The Gramm-Leach-Bliley Act of 1999 (GLBA)
The Gramm-Leach-Bliley Act requires financial institutions that offer consumers financial products or services like loans, financial or investment advice, or insurance to explain their information sharing practices to their customers and to safeguard sensitive data.
Strengths:
* Allow customers to know how confidential information will be treated.
Instead of hoping a financial services company will treat their personal data as confidential, consumers will receive an explicit disclosure of how such information will be used by the firm.
Weakness:
* GLBA notices are confusing and limit the transparency of information practices.
GLBA assumes a company will explain a complex set of legal definitions added to numerous exceptions to the law in a way that will allow for an informed choice and in transparent language. There are reservations about a company's desire to do this.

Health Insurance Portability and Accountability Act (HIPAA)
The Health Insurance Portability and Accountability Act of 1996 protect the confidentiality and security of health care data by establishing and enforcing standards and by standardizing electronic data exchange.
Strengths:
* Allows patients the legal right to see, copy, and correct their personal medical information. Also it enabled patients with pre-existing conditions to change jobs without worrying that their conditions would not be covered under a new employer's health plan * Prevented employers from accessing and using personal health information to make employment decisions
Weaknesses:
* Now health care providers, insurance providers, and even the consumers are bombarded by overwhelming amounts of paperwork which consume time and money that could be better spent elsewhere.

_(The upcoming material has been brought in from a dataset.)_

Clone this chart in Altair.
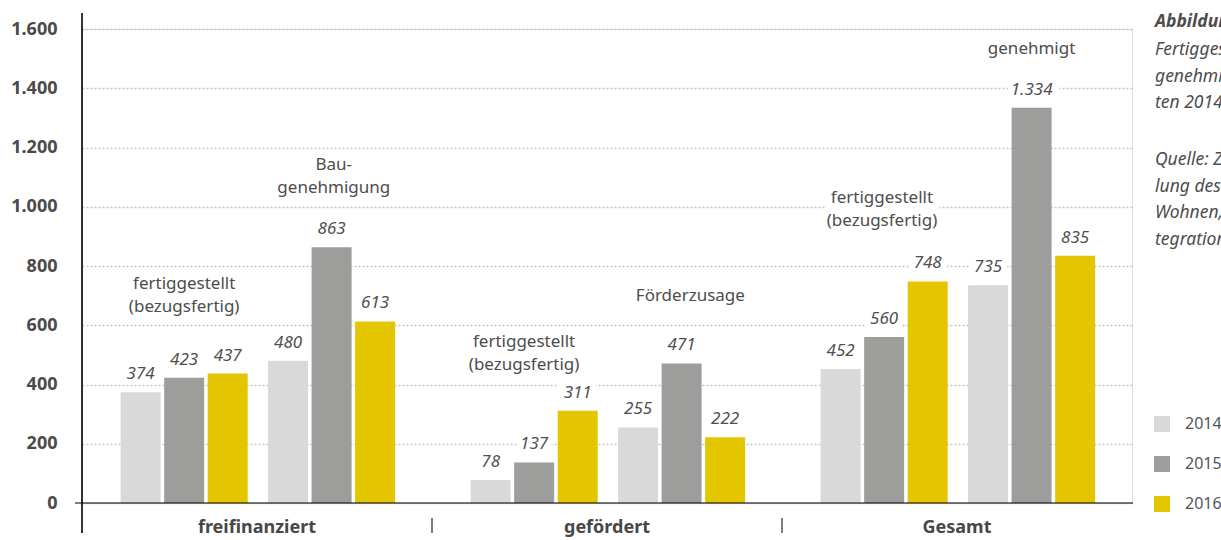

Digital Millennium Copyright Act (DMCA)
The Digital Millennium Copyright Act (DMCA) is a controversial United States digital rights management law. The intent behind DMCA was to create an updated version of copyright laws to deal with the special challenges of regulating digital material. Broadly, the aim of DMCA is to protect the rights of both copyright owners and consumers. The law complies with the World Intellectual Property Organization (WIPO) Copyright Treaty and the WIPO Performances and Phonograms Treaty, both of which were ratified by over 50 countries around the world in 1996
Strength:
* For consumers, may include a financially sustainable entertainment industry while for producers they can include protection against stolen material.
Weakness:
* For consumers can include the inability to fully utilize modern technologies and as for producers, they are failing to capitalize on the potential of technology to help reach a wider fan base.
The Freedom of information Act
The Freedom of Information Act allows anyone to request access to federal agency records or information not determined to be a matter of national security. Agencies of the federal government are required to disclose any requested information on receipt of a written request. This requirement is enforced by the courts. However, some information is protected from disclosure such as state and local government agencies or private businesses and individuals.
Strength:
* Access to information was increasingly recognized as a prerequisite for transparency and accountability of governments, as a facilitating consumers' ability to make informed choices, and as safeguarding citizens against mismanagement and corruption.
Weakness:
* The FOIA often permits a complete stranger to obtain access to government files that contain personal information about us. Often a requester's purpose is chiefly commercial - credit bureaus, employment agencies, and life insurance companies rank among the most common users of the FOIA for this purpose, but disclosure of personal information about us is an invasion of privacy.

References
Harris, S. (2008). Legal, Regulations, Compliance and Investigations. CISSP all-in-one exam guide (4th ed., pp. 855-859). New York: McGraw-Hill.
Whitman, M. E., & Mattord, H. J. (2012). Legal, Ethic, and Professional Issues in information security. Principles of information security (4th ed., pp. 89-116). Boston, MA: Course Technology.